== Exercise inputs

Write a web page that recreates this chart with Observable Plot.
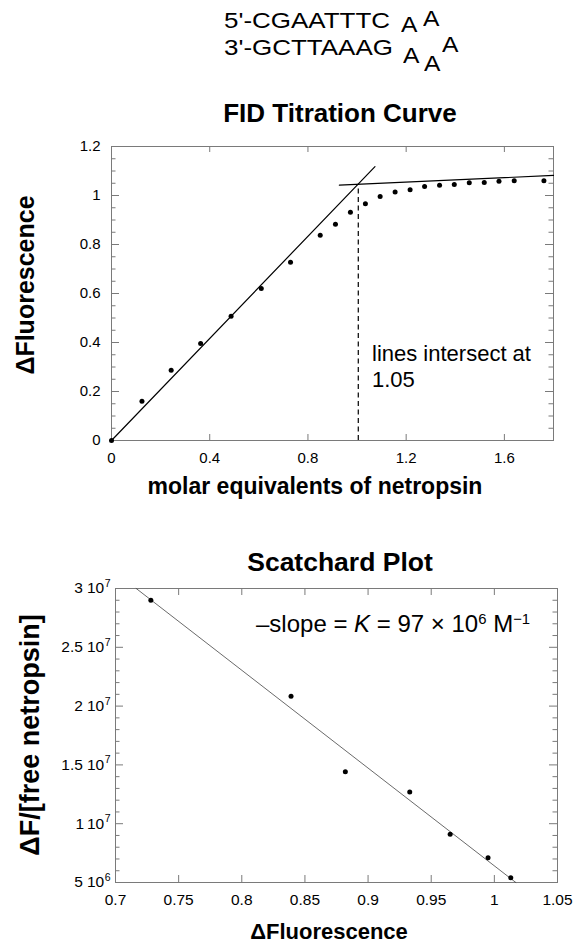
<!DOCTYPE html>
<html><head><meta charset="utf-8">
<script src="https://cdn.jsdelivr.net/npm/d3@7"></script>
<script src="https://cdn.jsdelivr.net/npm/@observablehq/plot@0.6"></script>
<style>
html,body{margin:0;padding:0;background:#fff;overflow:hidden}
#page{position:relative;width:574px;height:946px;font-family:"Liberation Sans",Arial,Helvetica,sans-serif;color:#000}
.abs{position:absolute;white-space:nowrap;line-height:1;z-index:2}
.plot{position:absolute;left:0}
.sup{font-size:0.62em;position:relative;top:-0.55em;line-height:0}
</style></head>
<body><div id="page"></div>
<script>
// ---------- data: FID titration curve ----------
const titrX = [0, 0.124, 0.243, 0.363, 0.487, 0.610, 0.729, 0.850, 0.912, 0.973, 1.034, 1.094, 1.155, 1.216, 1.275, 1.336, 1.396, 1.457, 1.518, 1.578, 1.640, 1.761];
const titrY = [0, 0.160, 0.287, 0.396, 0.507, 0.620, 0.728, 0.838, 0.883, 0.932, 0.966, 0.996, 1.014, 1.023, 1.037, 1.042, 1.045, 1.052, 1.053, 1.058, 1.060, 1.060];
const steepX = [0, 1.073];
const steepY = [0, 1.118];
const flatX = [0.928, 1.8];
const flatY = [1.042, 1.082];
const intersectX = [1.005];
const intersectTopY = 1.045;
const xTicks1 = [0, 0.4, 0.8, 1.2, 1.6];
const xTickLabels1 = ["0", "0.4", "0.8", "1.2", "1.6"];
const yTicks1 = [0, 0.2, 0.4, 0.6, 0.8, 1, 1.2];
const yTickLabels1 = ["0", "0.2", "0.4", "0.6", "0.8", "1", "1.2"];
const yMinor1 = [0.05, 0.1, 0.15, 0.25, 0.3, 0.35, 0.45, 0.5, 0.55, 0.65, 0.7, 0.75, 0.85, 0.9, 0.95, 1.05, 1.1, 1.15];

// ---------- data: Scatchard plot ----------
const scatX = [0.728, 0.839, 0.882, 0.933, 0.965, 0.995, 1.013];
const scatY = [2.90e7, 2.083e7, 1.442e7, 1.27e7, 9.11e6, 7.1e6, 5.41e6];
const scatFitX = [0.7164, 1.017];
const scatFitY = [3e7, 5e6];
const xTicks2 = [0.7, 0.75, 0.8, 0.85, 0.9, 0.95, 1, 1.05];
const xTickLabels2 = ["0.7", "0.75", "0.8", "0.85", "0.9", "0.95", "1", "1.05"];
const xInner2 = [0.75, 0.8, 0.85, 0.9, 0.95, 1];
const yTicks2 = [5e6, 1e7, 1.5e7, 2e7, 2.5e7, 3e7];
const yMant2 = ["5", "1", "1.5", "2", "2.5", "3"];
const yExp2 = ["6", "7", "7", "7", "7", "7"];
const yMinor2 = [6e6, 7e6, 8e6, 9e6, 1.1e7, 1.2e7, 1.3e7, 1.4e7, 1.6e7, 1.7e7, 1.8e7, 1.9e7, 2.1e7, 2.2e7, 2.3e7, 2.4e7, 2.6e7, 2.7e7, 2.8e7, 2.9e7];

const FONT = '"Liberation Sans", Arial, Helvetica, sans-serif';
const GRAY = "#7a7a7a";
const W = 574;
const page = document.getElementById("page");

const titration = titrX.map((x, i) => ({x, y: titrY[i]}));
const steep = steepX.map((x, i) => ({x, y: steepY[i]}));
const flat = flatX.map((x, i) => ({x, y: flatY[i]}));
const scat = scatX.map((x, i) => ({x, y: scatY[i]}));
const scatFit = scatFitX.map((x, i) => ({x, y: scatFitY[i]}));

// ---------- chart 1 ----------
const H1 = 470, mT1 = 146, mB1 = 30, mL1 = 111, mR1 = 21;
const ph1 = H1 - mT1 - mB1, pw1 = W - mL1 - mR1;
const chart1 = Plot.plot({
  width: W, height: H1,
  marginTop: mT1, marginBottom: mB1, marginLeft: mL1, marginRight: mR1,
  style: {fontFamily: FONT, fontSize: "15px", color: "#000", background: "transparent", overflow: "visible"},
  x: {domain: [0, 1.8], label: null},
  y: {domain: [0, 1.2], label: null},
  marks: [
    Plot.frame({stroke: GRAY}),
    Plot.tickX(xTicks1, {x: d => d, insetTop: ph1 - 6, stroke: GRAY}),
    Plot.tickX(xTicks1, {x: d => d, insetBottom: ph1 - 6, stroke: GRAY}),
    Plot.tickY(yTicks1, {y: d => d, insetRight: pw1 - 8, stroke: GRAY}),
    Plot.tickY(yTicks1, {y: d => d, insetLeft: pw1 - 8, stroke: GRAY}),
    Plot.tickY(yMinor1, {y: d => d, insetRight: pw1 - 4.5, stroke: GRAY}),
    Plot.tickY(yMinor1, {y: d => d, insetLeft: pw1 - 4.5, stroke: GRAY}),
    Plot.axisX({ticks: xTicks1, tickSize: 0, tickPadding: 12, label: null, fontSize: 15,
      tickFormat: d => xTickLabels1[xTicks1.indexOf(d)]}),
    Plot.axisY({ticks: yTicks1, tickSize: 0, tickPadding: 11, label: null, fontSize: 15,
      tickFormat: d => yTickLabels1[yTicks1.indexOf(d)]}),
    Plot.ruleX(intersectX, {x: d => d, y1: 0, y2: intersectTopY, stroke: "#000", strokeWidth: 1.2, strokeDasharray: "5,3.5"}),
    Plot.line(steep, {x: "x", y: "y", stroke: "#000", strokeWidth: 1.2}),
    Plot.line(flat, {x: "x", y: "y", stroke: "#000", strokeWidth: 1.2}),
    Plot.dot(titration, {x: "x", y: "y", r: 2.5, fill: "#000", stroke: "none"})
  ]
});
chart1.classList.add("plot");
chart1.style.top = "0px";
page.appendChild(chart1);

// ---------- chart 2 ----------
const top2 = 470;
const H2 = 476, mT2 = 118, mB2 = 64, mL2 = 115, mR2 = 17;
const ph2 = H2 - mT2 - mB2, pw2 = W - mL2 - mR2;
const chart2 = Plot.plot({
  width: W, height: H2,
  marginTop: mT2, marginBottom: mB2, marginLeft: mL2, marginRight: mR2,
  style: {fontFamily: FONT, fontSize: "15px", color: "#000", background: "transparent", overflow: "visible"},
  x: {domain: [0.7, 1.05], label: null},
  y: {domain: [5e6, 3e7], label: null},
  marks: [
    Plot.frame({stroke: GRAY}),
    Plot.tickX(xInner2, {x: d => d, insetTop: ph2 - 7, stroke: GRAY}),
    Plot.tickX(xInner2, {x: d => d, insetBottom: ph2 - 7, stroke: GRAY}),
    Plot.tickY(yTicks2, {y: d => d, insetRight: pw2 - 8, stroke: GRAY}),
    Plot.tickY(yTicks2, {y: d => d, insetLeft: pw2 - 8, stroke: GRAY}),
    Plot.tickY(yMinor2, {y: d => d, insetRight: pw2 - 4.5, stroke: GRAY}),
    Plot.tickY(yMinor2, {y: d => d, insetLeft: pw2 - 4.5, stroke: GRAY}),
    Plot.axisX({ticks: xTicks2, tickSize: 0, tickPadding: 11, label: null, fontSize: 15.5,
      tickFormat: d => xTickLabels2[xTicks2.indexOf(d)]}),
    Plot.axisY({ticks: yTicks2, tickSize: 0, tickPadding: 5, label: null, fontSize: 15.5,
      tickFormat: d => { const i = yTicks2.indexOf(d); return yMant2[i] + "|" + yExp2[i]; }}),
    Plot.line(scatFit, {x: "x", y: "y", stroke: "#444", strokeWidth: 0.8}),
    Plot.dot(scat, {x: "x", y: "y", r: 2.5, fill: "#000", stroke: "none"})
  ]
});
chart2.classList.add("plot");
chart2.style.top = top2 + "px";
page.appendChild(chart2);

// superscript exponents on the y tick labels ("3 10^7")
const NS = "http://www.w3.org/2000/svg";
chart2.querySelectorAll('g[aria-label="y-axis tick label"] text').forEach(t => {
  const [m, e] = t.textContent.split("|");
  t.textContent = "";
  const a = document.createElementNS(NS, "tspan"); a.textContent = m; t.appendChild(a);
  const b = document.createElementNS(NS, "tspan"); b.setAttribute("dx", "4"); b.textContent = "10"; t.appendChild(b);
  const c = document.createElementNS(NS, "tspan"); c.setAttribute("dx", "0.5"); c.setAttribute("dy", "-6.5");
  c.setAttribute("font-size", "10.5"); c.textContent = e; t.appendChild(c);
});

// ---------- text helpers ----------
function txt(html, {x, base, size, bold = false, anchor = "start", scaleX = 1}) {
  const d = document.createElement("div");
  d.className = "abs";
  d.innerHTML = html;
  d.style.fontSize = size + "px";
  d.style.fontWeight = bold ? "bold" : "normal";
  d.style.left = x + "px";
  d.style.top = (base - 0.8465 * size) + "px";
  const tr = [];
  if (anchor === "middle") tr.push("translateX(-50%)");
  if (scaleX !== 1) { tr.push(`scaleX(${scaleX})`); d.style.transformOrigin = anchor === "middle" ? "50% 50%" : "0 50%"; }
  if (tr.length) d.style.transform = tr.join(" ");
  page.appendChild(d);
  return d;
}
function vtxt(html, {cx, cy, size, bold = true}) {
  const d = document.createElement("div");
  d.className = "abs";
  d.innerHTML = html;
  d.style.fontSize = size + "px";
  d.style.fontWeight = bold ? "bold" : "normal";
  d.style.left = cx + "px";
  d.style.top = cy + "px";
  d.style.transform = "translate(-50%,-50%) rotate(-90deg)";
  page.appendChild(d);
  return d;
}

// header (DNA hairpin)
txt("5'-CGAATTTC", {x: 224, base: 29, size: 22, scaleX: 1.18});
txt("3'-GCTTAAAG", {x: 224, base: 56, size: 22, scaleX: 1.18});
txt("A", {x: 401, base: 33, size: 22, scaleX: 1.12});
txt("A", {x: 423, base: 27, size: 22, scaleX: 1.12});
txt("A", {x: 403, base: 64, size: 22, scaleX: 1.12});
txt("A", {x: 424, base: 72, size: 22, scaleX: 1.12});
txt("A", {x: 442, base: 53, size: 22, scaleX: 1.12});

// chart 1 texts
txt("FID Titration Curve", {x: 340, base: 122, size: 26, bold: true, anchor: "middle"});
txt("molar equivalents of netropsin", {x: 315, base: 494, size: 23, bold: true, anchor: "middle"});
vtxt("ΔFluorescence", {cx: 25, cy: 285, size: 25});
txt("lines intersect at", {x: 372, base: 362, size: 22});
txt("1.05", {x: 372, base: 388, size: 22});

// chart 2 texts
txt("Scatchard Plot", {x: 340, base: 571, size: 26.5, bold: true, anchor: "middle"});
txt("–slope = <i>K</i> = 97 × 10<span class='sup'>6</span> M<span class='sup'>−1</span>", {x: 256, base: 632, size: 24});
vtxt("ΔF/[free netropsin]", {cx: 30, cy: 735, size: 27});
txt("ΔFluorescence", {x: 329, base: 940, size: 22, bold: true, anchor: "middle"});
</script>
</body></html>
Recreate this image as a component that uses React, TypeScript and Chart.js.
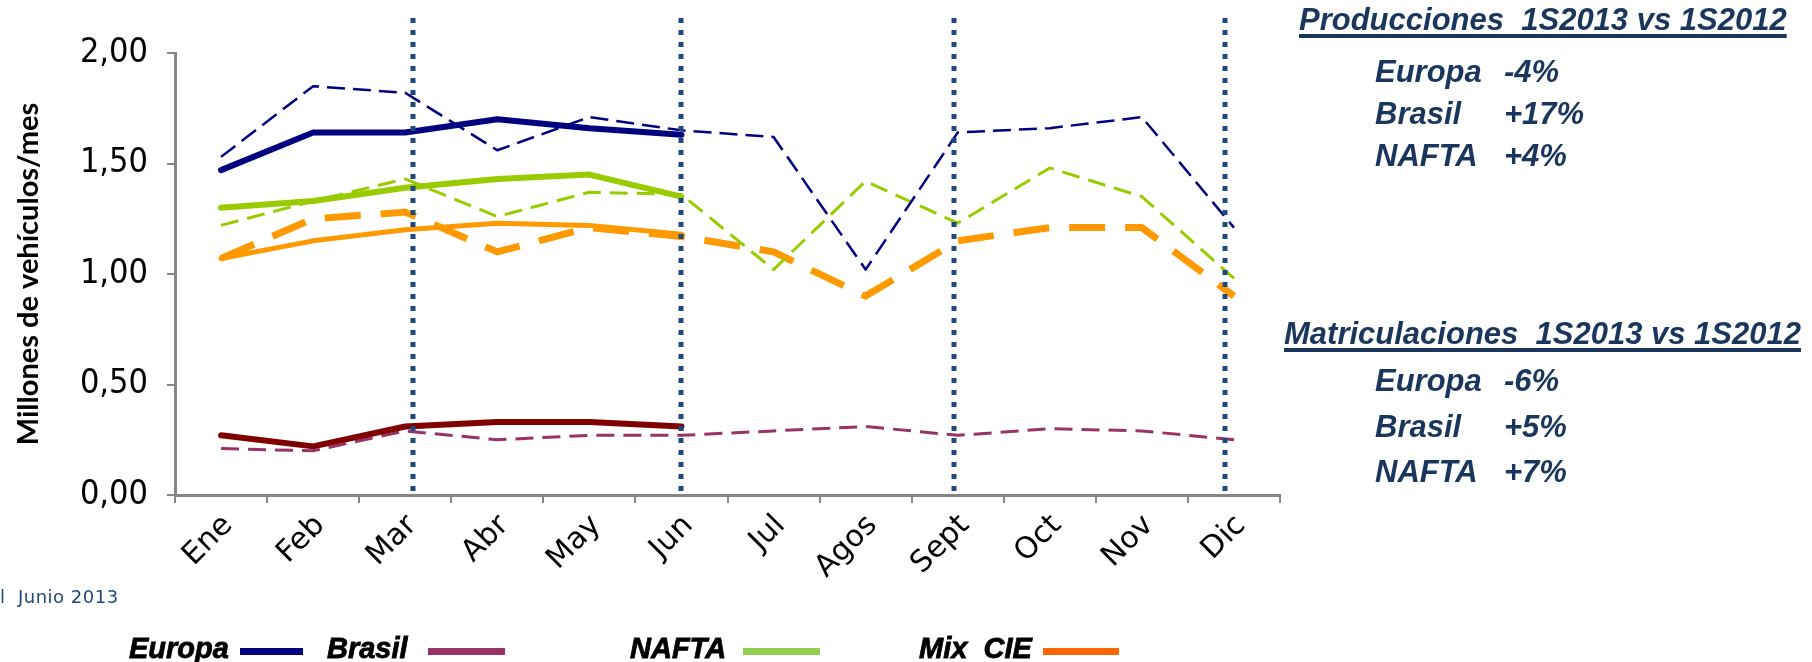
import React, { useEffect, useRef } from 'react';
import { Chart, registerables } from 'chart.js';

Chart.register(...registerables);

const months = ['Ene', 'Feb', 'Mar', 'Abr', 'May', 'Jun', 'Jul', 'Agos', 'Sept', 'Oct', 'Nov', 'Dic'];
const yTicks = [0, 0.5, 1, 1.5, 2];
// positions of the dotted separators, in category units (0 = Ene)
const markerPositions = [2.08, 5.0, 7.96, 10.9];

const europa2013 = [1.47, 1.64, 1.64, 1.70, 1.66, 1.63];
const europa2012 = [1.53, 1.85, 1.82, 1.56, 1.71, 1.65, 1.62, 1.02, 1.64, 1.66, 1.71, 1.21];
const brasil2013 = [0.27, 0.22, 0.31, 0.33, 0.33, 0.31];
const brasil2012 = [0.21, 0.20, 0.29, 0.25, 0.27, 0.27, 0.29, 0.31, 0.27, 0.30, 0.29, 0.25];
const nafta2013 = [1.30, 1.33, 1.39, 1.43, 1.45, 1.35];
const nafta2012 = [1.22, 1.33, 1.43, 1.26, 1.37, 1.36, 1.02, 1.42, 1.23, 1.48, 1.35, 0.98];
const mix2013 = [1.07, 1.15, 1.20, 1.23, 1.22, 1.18];
const mix2012 = [1.07, 1.25, 1.28, 1.10, 1.21, 1.17, 1.10, 0.90, 1.15, 1.21, 1.21, 0.90];

const produccionesRows = [
  ['Europa', '-4%'],
  ['Brasil', '+17%'],
  ['NAFTA', '+4%'],
];
const matriculacionesRows = [
  ['Europa', '-6%'],
  ['Brasil', '+5%'],
  ['NAFTA', '+7%'],
];
const legendItems = [
  { label: 'Europa', color: '#000080', textLeft: 129, lineLeft: 240, lineWidth: 63 },
  { label: 'Brasil', color: '#993366', textLeft: 327, lineLeft: 428, lineWidth: 77 },
  { label: 'NAFTA', color: '#92D050', textLeft: 630, lineLeft: 743, lineWidth: 77 },
  { label: 'Mix  CIE', color: '#FF6600', textLeft: 919, lineLeft: 1043, lineWidth: 76 },
];

const W = 1812;
const H = 662;
const AXIS_LEFT = 175;
const AXIS_BOTTOM = 495;
const PAD_LEFT = 9;

const dottedLines = {
  id: 'dottedLines',
  afterDatasetsDraw(chart: any) {
    const xs = chart.scales.x;
    const ctx = chart.ctx;
    const step = xs.getPixelForValue(1) - xs.getPixelForValue(0);
    ctx.save();
    ctx.strokeStyle = '#1F497D';
    ctx.lineWidth = 5;
    ctx.setLineDash([5, 7]);
    markerPositions.forEach((p) => {
      const base = Math.floor(p);
      const px = Math.round(xs.getPixelForValue(base) + (p - base) * step);
      ctx.beginPath();
      ctx.moveTo(px, 18);
      ctx.lineTo(px, chart.chartArea.bottom);
      ctx.stroke();
    });
    ctx.restore();
  },
};

const navy = '#1B365D';

export default function App() {
  const ref = useRef<HTMLCanvasElement | null>(null);

  useEffect(() => {
    const canvas = ref.current;
    if (!canvas) return;
    const dash = (color: string, width: number, pattern: number[], data: number[], label: string) => ({
      label,
      data,
      borderColor: color,
      backgroundColor: color,
      borderWidth: width,
      borderDash: pattern,
      borderCapStyle: 'butt',
      borderJoinStyle: 'round',
      pointRadius: 0,
      fill: false,
      tension: 0,
    });
    const solid = (color: string, width: number, data: number[], label: string) => ({
      label,
      data,
      borderColor: color,
      backgroundColor: color,
      borderWidth: width,
      borderCapStyle: 'round',
      borderJoinStyle: 'round',
      pointRadius: 0,
      fill: false,
      tension: 0,
    });
    const chart = new Chart(canvas, {
      type: 'line',
      data: {
        labels: months,
        datasets: [
          solid('#000080', 6, europa2013, 'Europa 2013'),
          solid('#800000', 6, brasil2013, 'Brasil 2013'),
          solid('#99CC00', 6, nafta2013, 'NAFTA 2013'),
          solid('#FF9900', 5, mix2013, 'Mix CIE 2013'),
          dash('#000080', 2.5, [18, 8], europa2012, 'Europa 2012'),
          dash('#993366', 3, [18, 9], brasil2012, 'Brasil 2012'),
          dash('#99CC00', 3, [18, 9], nafta2012, 'NAFTA 2012'),
          dash('#FF9900', 7, [36, 20], mix2012, 'Mix CIE 2012'),
        ] as any,
      },
      options: {
        animation: false,
        responsive: false,
        devicePixelRatio: 1,
        layout: { padding: { left: PAD_LEFT, top: 53, right: W - 1280, bottom: 0 } },
        plugins: { legend: { display: false }, tooltip: { enabled: false } },
        scales: {
          x: {
            offset: true,
            grid: { offset: true, drawOnChartArea: false, drawTicks: true, tickLength: 8, color: '#868686', lineWidth: 2 },
            border: { color: '#868686', width: 3 },
            ticks: {
              minRotation: 45,
              maxRotation: 45,
              autoSkip: false,
              padding: 5,
              labelOffset: 7,
              color: '#000',
              font: { family: 'DejaVu Sans', size: 30 },
            },
            afterFit: (s: any) => {
              s.height = H - AXIS_BOTTOM;
            },
          },
          y: {
            min: yTicks[0],
            max: yTicks[yTicks.length - 1],
            afterBuildTicks: (s: any) => {
              s.ticks = yTicks.map((v) => ({ value: v }));
            },
            grid: { drawOnChartArea: false, drawTicks: true, tickLength: 8, color: '#868686', lineWidth: 2 },
            border: { color: '#868686', width: 3 },
            ticks: {
              padding: 19,
              color: '#000',
              font: { family: '"DejaVu Sans Condensed", "DejaVu Sans"', size: 34 },
              callback: (v: any) => Number(v).toFixed(2).replace('.', ','),
            },
            title: {
              display: true,
              text: 'Millones de vehículos/mes',
              color: '#000',
              font: { family: 'Lato', size: 29, weight: 'bold' },
              padding: { top: 2, bottom: 0 },
            },
            afterFit: (s: any) => {
              s.width = AXIS_LEFT - PAD_LEFT;
            },
          },
        },
      },
      plugins: [dottedLines],
    } as any);
    return () => chart.destroy();
  }, []);

  const panelText: React.CSSProperties = {
    position: 'absolute',
    fontFamily: '"Liberation Sans", Arial, sans-serif',
    fontWeight: 'bold',
    fontStyle: 'italic',
    color: navy,
    fontSize: 31,
    lineHeight: '31px',
    whiteSpace: 'pre',
    margin: 0,
  };
  const titleStyle: React.CSSProperties = {
    ...panelText,
    textDecoration: 'underline',
    textDecorationThickness: '4px',
    textUnderlineOffset: '4px',
  };

  const renderRows = (rows: string[][], firstTop: number, gap: number) =>
    rows.map((r, i) => (
      <React.Fragment key={r[0] + firstTop}>
        <div style={{ ...panelText, left: 1375, top: firstTop + i * gap }}>{r[0]}</div>
        <div style={{ ...panelText, left: 1504, top: firstTop + i * gap }}>{r[1]}</div>
      </React.Fragment>
    ));

  return (
    <div style={{ position: 'fixed', left: 0, top: 0, width: W, height: H, background: '#fff', overflow: 'hidden' }}>
      <canvas ref={ref} width={W} height={H} style={{ position: 'absolute', left: 0, top: 0, width: W, height: H }} />
      <div style={{ ...titleStyle, left: 1299, top: 4 }}>{'Producciones  1S2013 vs 1S2012'}</div>
      {renderRows(produccionesRows, 56, 42)}
      <div style={{ ...titleStyle, left: 1284, top: 318 }}>{'Matriculaciones  1S2013 vs 1S2012'}</div>
      {renderRows(matriculacionesRows, 365, 45.5)}
      <div
        style={{
          position: 'absolute',
          left: 0,
          top: 586,
          fontFamily: '"DejaVu Sans", sans-serif',
          fontSize: 18,
          letterSpacing: '0.5px',
          color: '#1F497D',
          whiteSpace: 'pre',
          lineHeight: '22px',
        }}
      >
        {'l  Junio 2013'}
      </div>
      {legendItems.map((it) => (
        <React.Fragment key={it.label}>
          <div
            style={{
              position: 'absolute',
              left: it.textLeft,
              top: 634,
              fontFamily: '"Liberation Sans", Arial, sans-serif',
              fontWeight: 'bold',
              fontStyle: 'italic',
              fontSize: 29,
              lineHeight: '29px',
              color: '#000',
              whiteSpace: 'pre',
              WebkitTextStroke: '0.8px #000',
            }}
          >
            {it.label}
          </div>
          <div
            style={{
              position: 'absolute',
              left: it.lineLeft,
              top: 648,
              width: it.lineWidth,
              height: 7,
              background: it.color,
            }}
          />
        </React.Fragment>
      ))}
    </div>
  );
}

====

# What to produce
Start at the line containing "Recreate this image" and stop at the line containing "1.21, 1.21, 0.90];"; transcribe those lines exactly, skipping pictures.

# Task result
Recreate this image as a component that uses React, TypeScript and Chart.js.
import React, { useEffect, useRef } from 'react';
import { Chart, registerables } from 'chart.js';

Chart.register(...registerables);

const months = ['Ene', 'Feb', 'Mar', 'Abr', 'May', 'Jun', 'Jul', 'Agos', 'Sept', 'Oct', 'Nov', 'Dic'];
const yTicks = [0, 0.5, 1, 1.5, 2];
// positions of the dotted separators, in category units (0 = Ene)
const markerPositions = [2.08, 5.0, 7.96, 10.9];

const europa2013 = [1.47, 1.64, 1.64, 1.70, 1.66, 1.63];
const europa2012 = [1.53, 1.85, 1.82, 1.56, 1.71, 1.65, 1.62, 1.02, 1.64, 1.66, 1.71, 1.21];
const brasil2013 = [0.27, 0.22, 0.31, 0.33, 0.33, 0.31];
const brasil2012 = [0.21, 0.20, 0.29, 0.25, 0.27, 0.27, 0.29, 0.31, 0.27, 0.30, 0.29, 0.25];
const nafta2013 = [1.30, 1.33, 1.39, 1.43, 1.45, 1.35];
const nafta2012 = [1.22, 1.33, 1.43, 1.26, 1.37, 1.36, 1.02, 1.42, 1.23, 1.48, 1.35, 0.98];
const mix2013 = [1.07, 1.15, 1.20, 1.23, 1.22, 1.18];
const mix2012 = [1.07, 1.25, 1.28, 1.10, 1.21, 1.17, 1.10, 0.90, 1.15, 1.21, 1.21, 0.90];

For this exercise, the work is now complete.